By trusting a single pivot to handle the initial phase of the buildup, Spain frees up an extra body to push into the half-spaces. This gives advanced midfielders like Dani Olmo or Fabián Ruiz the freedom to make direct runs into the penalty box. When the ball breaks loose, Spain already has five players high up the pitch ready to squeeze the opponent.
Isolating Wingers is the Main Event
If you watch this team for five minutes, you'll see everything is geared toward creating one-on-one scenarios on the outside. In past iterations, Spain used interior creators like David Silva or Andrés Iniesta on the wings. They would drift inside and clutter the midfield. Now, they use genuine width.

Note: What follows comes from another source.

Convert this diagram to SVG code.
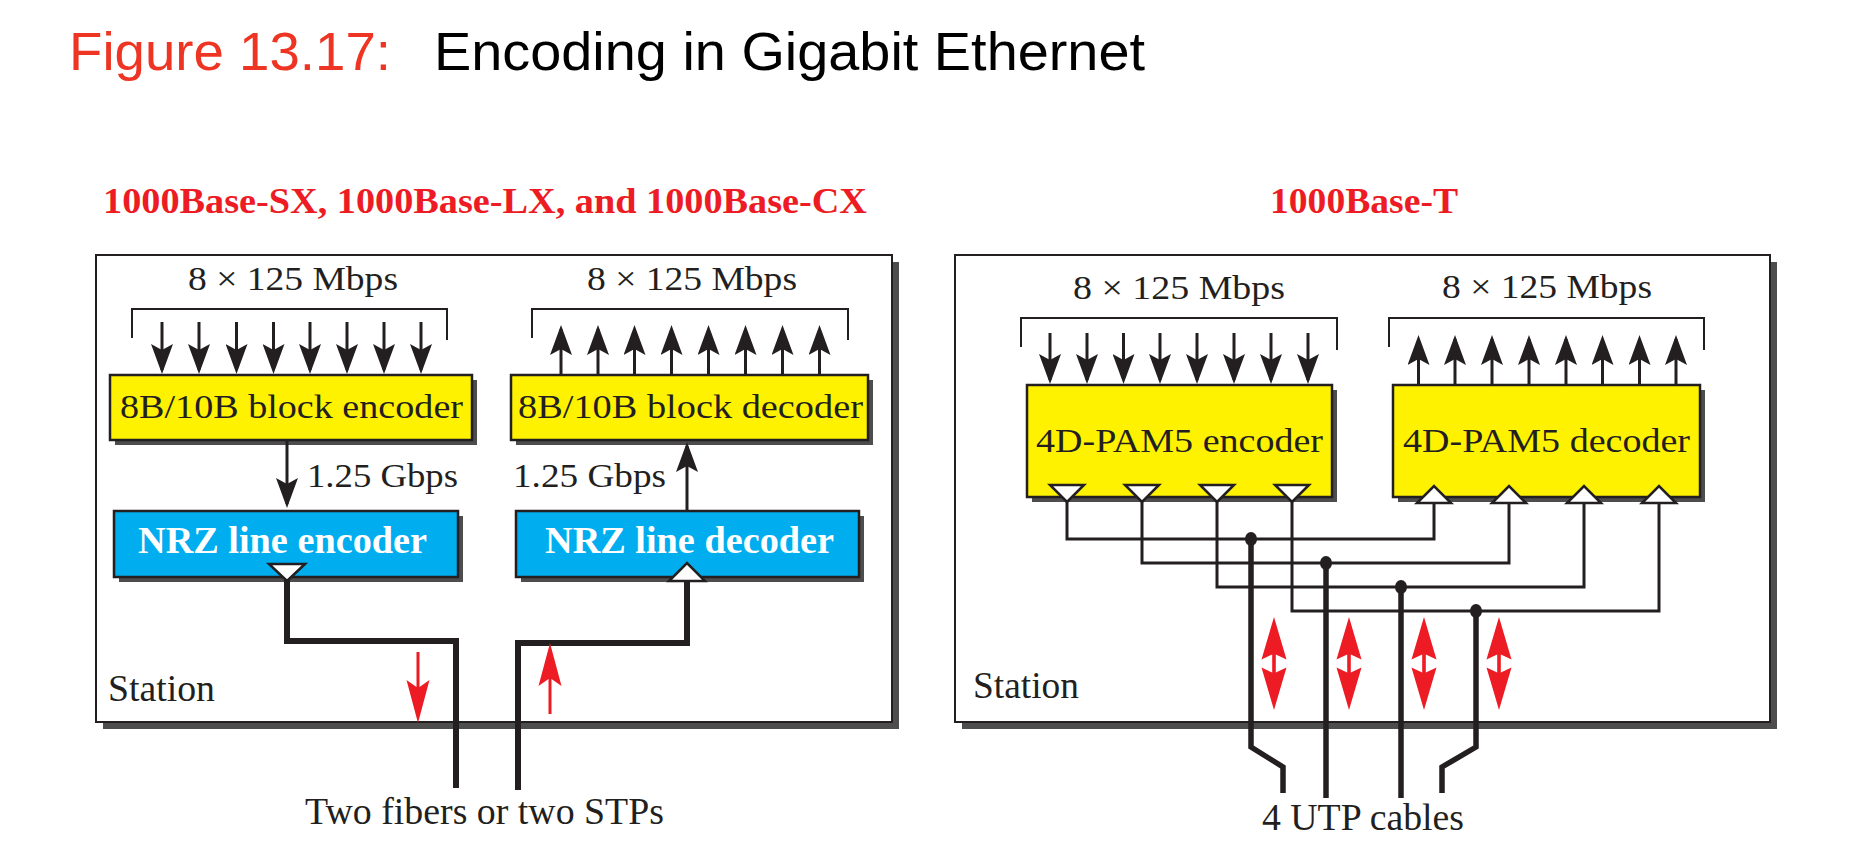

Lamine Yamal and Nico Williams stay glued to the touchlines during the initial phase of play. This forces the opposition backline to stretch horizontally, creating massive gaps between the center-backs and full-backs.

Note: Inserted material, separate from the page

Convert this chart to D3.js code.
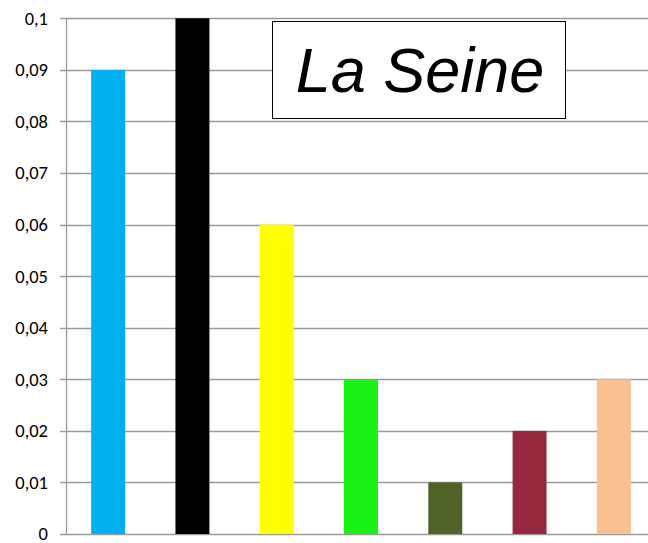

- The Left Flank Dynamic: Marc Cucurella’s role is incredibly specific. He doesn't just blindly overlap. He frequently takes underlapping inside runs, which drags the opposition right-back with him. This leaves Nico Williams completely isolated against a single defender with acres of space to cut inside onto his right foot.
- The Right Flank Gravity: On the other side, Lamine Yamal operates with a terrifying amount of freedom. Because Spain concentrates so much of their build-up play on the left side through Aymeric Laporte and Pedri, opponents naturally shift their defensive block to compensate. Spain then hits a rapid diagonal switch to Yamal, who catches the opposing left-back without any defensive cover.
Forcing Mistakes with the Frontline Press
You can't play this direct without an elite off-ball structure. The moment Spain loses the ball, they don't drop back into a passive mid-block. They hunt it immediately.
Álvaro Morata doesn't get the credit he deserves because people only look at his goal tally. His real value is how he triggers the press. He deliberately positions himself to shepherd the opposing center-back toward the touchline. Once the ball travels wide, the near-side winger and advanced midfielder lock down the passing lanes, forcing the opponent to hoof a panicked long ball into the sky.
Spain’s center-backs, balanced by Laporte’s distribution and Robin Le Normand’s aerial presence, are perfectly content defending those long, desperate clearances. They squeeze tight, win the second ball in midfield, and launch a transitional attack while the opponent's defense is still disorganized.
What Opponents Keep Getting Wrong
If you're facing this Spanish system, your natural instinct is to drop deep, park the bus, and protect the space behind your backline. That's exactly what plays into their hands. When you deploy a passive low block, you allow Spain's full-backs to push incredibly high up the pitch, turning the match into a constant bombardment of wide overloads.
England tried to solve this by matching Spain's energy with mid-game shape changes, but it backfired. When you try to press Spain's single pivot, you leave their advanced number eights completely unmarked in the half-spaces. If you sit back, Yamal and Williams will slowly pick you apart out wide. It's an exhausting tactical dilemma that wears teams down by the 70th minute.
To beat this team, you have to bypass their counter-press entirely. You need direct, vertical target men who can hold off physical center-backs and exploit the spaces left by Spain's advancing full-backs. If you try to play out from the back through short, neat combinations, Spain's front six will suffocate you before you even cross the halfway line.
The new Spanish blueprint isn't a return to tiki-taka. It's a highly efficient, vertical system designed to exploit space the split second it appears. That's why they are moving deep into tournaments, and it's why traditional defensive setups look so completely lost against them.